▶ [Requirement]:
Leave the pictures out. Return all other data exactly.
** start of Information supplied **
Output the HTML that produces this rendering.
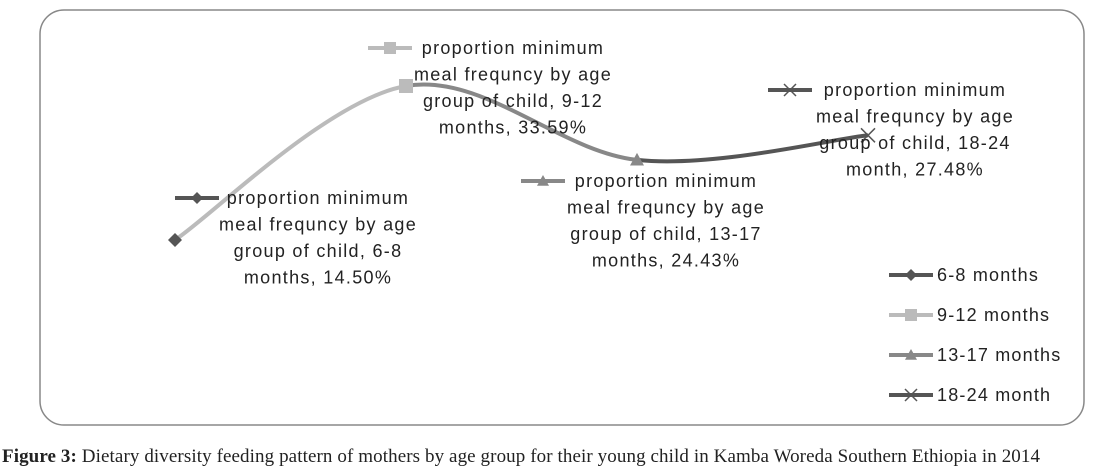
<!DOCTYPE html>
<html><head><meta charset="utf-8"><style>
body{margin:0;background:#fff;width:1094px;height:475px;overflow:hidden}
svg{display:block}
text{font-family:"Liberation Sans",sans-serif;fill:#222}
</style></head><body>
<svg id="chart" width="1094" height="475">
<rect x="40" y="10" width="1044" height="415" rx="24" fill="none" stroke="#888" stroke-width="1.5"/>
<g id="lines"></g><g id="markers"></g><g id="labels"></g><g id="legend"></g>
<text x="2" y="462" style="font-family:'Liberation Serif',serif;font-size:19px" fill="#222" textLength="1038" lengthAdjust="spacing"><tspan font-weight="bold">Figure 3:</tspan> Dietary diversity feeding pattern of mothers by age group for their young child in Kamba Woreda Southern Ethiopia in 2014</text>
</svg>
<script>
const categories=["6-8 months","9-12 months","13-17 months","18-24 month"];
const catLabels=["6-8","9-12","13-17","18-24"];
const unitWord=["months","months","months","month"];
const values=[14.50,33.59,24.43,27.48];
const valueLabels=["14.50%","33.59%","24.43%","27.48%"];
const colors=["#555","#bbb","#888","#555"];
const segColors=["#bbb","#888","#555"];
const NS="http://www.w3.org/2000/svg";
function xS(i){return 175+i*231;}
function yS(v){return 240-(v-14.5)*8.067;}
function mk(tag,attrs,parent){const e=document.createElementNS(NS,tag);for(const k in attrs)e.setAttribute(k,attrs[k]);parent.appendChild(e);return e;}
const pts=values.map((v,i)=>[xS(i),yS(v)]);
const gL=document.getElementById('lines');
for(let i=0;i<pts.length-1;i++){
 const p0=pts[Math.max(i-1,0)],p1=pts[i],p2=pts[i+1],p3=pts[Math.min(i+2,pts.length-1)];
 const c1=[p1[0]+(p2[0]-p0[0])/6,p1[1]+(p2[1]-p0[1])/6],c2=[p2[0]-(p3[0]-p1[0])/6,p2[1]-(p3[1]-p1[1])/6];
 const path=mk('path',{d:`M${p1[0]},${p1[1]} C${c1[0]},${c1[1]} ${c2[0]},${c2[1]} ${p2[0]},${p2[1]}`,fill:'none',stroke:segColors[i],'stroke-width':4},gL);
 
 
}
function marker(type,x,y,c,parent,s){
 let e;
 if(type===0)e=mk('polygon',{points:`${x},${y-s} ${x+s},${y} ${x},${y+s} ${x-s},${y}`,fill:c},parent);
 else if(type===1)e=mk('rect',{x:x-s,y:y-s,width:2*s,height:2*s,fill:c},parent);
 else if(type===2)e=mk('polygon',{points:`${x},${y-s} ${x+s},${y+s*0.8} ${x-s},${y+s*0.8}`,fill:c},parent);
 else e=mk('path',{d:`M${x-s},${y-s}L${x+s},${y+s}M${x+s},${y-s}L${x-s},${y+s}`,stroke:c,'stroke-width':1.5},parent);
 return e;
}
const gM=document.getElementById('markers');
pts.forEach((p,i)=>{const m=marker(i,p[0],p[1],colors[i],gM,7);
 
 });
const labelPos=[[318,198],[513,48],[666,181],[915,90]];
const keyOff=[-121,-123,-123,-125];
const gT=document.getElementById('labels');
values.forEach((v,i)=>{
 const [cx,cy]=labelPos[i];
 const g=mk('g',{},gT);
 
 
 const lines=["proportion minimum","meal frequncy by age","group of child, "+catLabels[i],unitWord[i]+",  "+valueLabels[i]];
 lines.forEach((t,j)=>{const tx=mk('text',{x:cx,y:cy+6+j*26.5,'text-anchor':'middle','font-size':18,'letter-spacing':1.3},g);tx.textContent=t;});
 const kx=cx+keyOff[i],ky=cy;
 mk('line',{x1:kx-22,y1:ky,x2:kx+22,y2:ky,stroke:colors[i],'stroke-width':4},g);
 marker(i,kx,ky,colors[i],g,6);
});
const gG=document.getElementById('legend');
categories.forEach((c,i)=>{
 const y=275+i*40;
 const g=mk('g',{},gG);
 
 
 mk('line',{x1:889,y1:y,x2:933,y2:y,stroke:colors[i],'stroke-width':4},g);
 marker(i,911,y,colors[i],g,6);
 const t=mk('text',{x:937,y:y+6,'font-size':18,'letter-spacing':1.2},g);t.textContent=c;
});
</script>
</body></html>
** end of Information supplied **
▶ [Answer to the problem]:
Output the HTML that produces this rendering.
<!DOCTYPE html>
<html><head><meta charset="utf-8"><style>
body{margin:0;background:#fff;width:1094px;height:475px;overflow:hidden}
svg{display:block}
text{font-family:"Liberation Sans",sans-serif;fill:#222}
</style></head><body>
<svg id="chart" width="1094" height="475">
<rect x="40" y="10" width="1044" height="415" rx="24" fill="none" stroke="#888" stroke-width="1.5"/>
<g id="lines"></g><g id="markers"></g><g id="labels"></g><g id="legend"></g>
<text x="2" y="462" style="font-family:'Liberation Serif',serif;font-size:19px" fill="#222" textLength="1038" lengthAdjust="spacing"><tspan font-weight="bold">Figure 3:</tspan> Dietary diversity feeding pattern of mothers by age group for their young child in Kamba Woreda Southern Ethiopia in 2014</text>
</svg>
<script>
const categories=["6-8 months","9-12 months","13-17 months","18-24 month"];
const catLabels=["6-8","9-12","13-17","18-24"];
const unitWord=["months","months","months","month"];
const values=[14.50,33.59,24.43,27.48];
const valueLabels=["14.50%","33.59%","24.43%","27.48%"];
const colors=["#555","#bbb","#888","#555"];
const segColors=["#bbb","#888","#555"];
const NS="http://www.w3.org/2000/svg";
function xS(i){return 175+i*231;}
function yS(v){return 240-(v-14.5)*8.067;}
function mk(tag,attrs,parent){const e=document.createElementNS(NS,tag);for(const k in attrs)e.setAttribute(k,attrs[k]);parent.appendChild(e);return e;}
const pts=values.map((v,i)=>[xS(i),yS(v)]);
const gL=document.getElementById('lines');
for(let i=0;i<pts.length-1;i++){
 const p0=pts[Math.max(i-1,0)],p1=pts[i],p2=pts[i+1],p3=pts[Math.min(i+2,pts.length-1)];
 const c1=[p1[0]+(p2[0]-p0[0])/6,p1[1]+(p2[1]-p0[1])/6],c2=[p2[0]-(p3[0]-p1[0])/6,p2[1]-(p3[1]-p1[1])/6];
 const path=mk('path',{d:`M${p1[0]},${p1[1]} C${c1[0]},${c1[1]} ${c2[0]},${c2[1]} ${p2[0]},${p2[1]}`,fill:'none',stroke:segColors[i],'stroke-width':4},gL);
 
 
}
function marker(type,x,y,c,parent,s){
 let e;
 if(type===0)e=mk('polygon',{points:`${x},${y-s} ${x+s},${y} ${x},${y+s} ${x-s},${y}`,fill:c},parent);
 else if(type===1)e=mk('rect',{x:x-s,y:y-s,width:2*s,height:2*s,fill:c},parent);
 else if(type===2)e=mk('polygon',{points:`${x},${y-s} ${x+s},${y+s*0.8} ${x-s},${y+s*0.8}`,fill:c},parent);
 else e=mk('path',{d:`M${x-s},${y-s}L${x+s},${y+s}M${x+s},${y-s}L${x-s},${y+s}`,stroke:c,'stroke-width':1.5},parent);
 return e;
}
const gM=document.getElementById('markers');
pts.forEach((p,i)=>{const m=marker(i,p[0],p[1],colors[i],gM,7);
 
 });
const labelPos=[[318,198],[513,48],[666,181],[915,90]];
const keyOff=[-121,-123,-123,-125];
const gT=document.getElementById('labels');
values.forEach((v,i)=>{
 const [cx,cy]=labelPos[i];
 const g=mk('g',{},gT);
 
 
 const lines=["proportion minimum","meal frequncy by age","group of child, "+catLabels[i],unitWord[i]+",  "+valueLabels[i]];
 lines.forEach((t,j)=>{const tx=mk('text',{x:cx,y:cy+6+j*26.5,'text-anchor':'middle','font-size':18,'letter-spacing':1.3},g);tx.textContent=t;});
 const kx=cx+keyOff[i],ky=cy;
 mk('line',{x1:kx-22,y1:ky,x2:kx+22,y2:ky,stroke:colors[i],'stroke-width':4},g);
 marker(i,kx,ky,colors[i],g,6);
});
const gG=document.getElementById('legend');
categories.forEach((c,i)=>{
 const y=275+i*40;
 const g=mk('g',{},gG);
 
 
 mk('line',{x1:889,y1:y,x2:933,y2:y,stroke:colors[i],'stroke-width':4},g);
 marker(i,911,y,colors[i],g,6);
 const t=mk('text',{x:937,y:y+6,'font-size':18,'letter-spacing':1.2},g);t.textContent=c;
});
</script>
</body></html>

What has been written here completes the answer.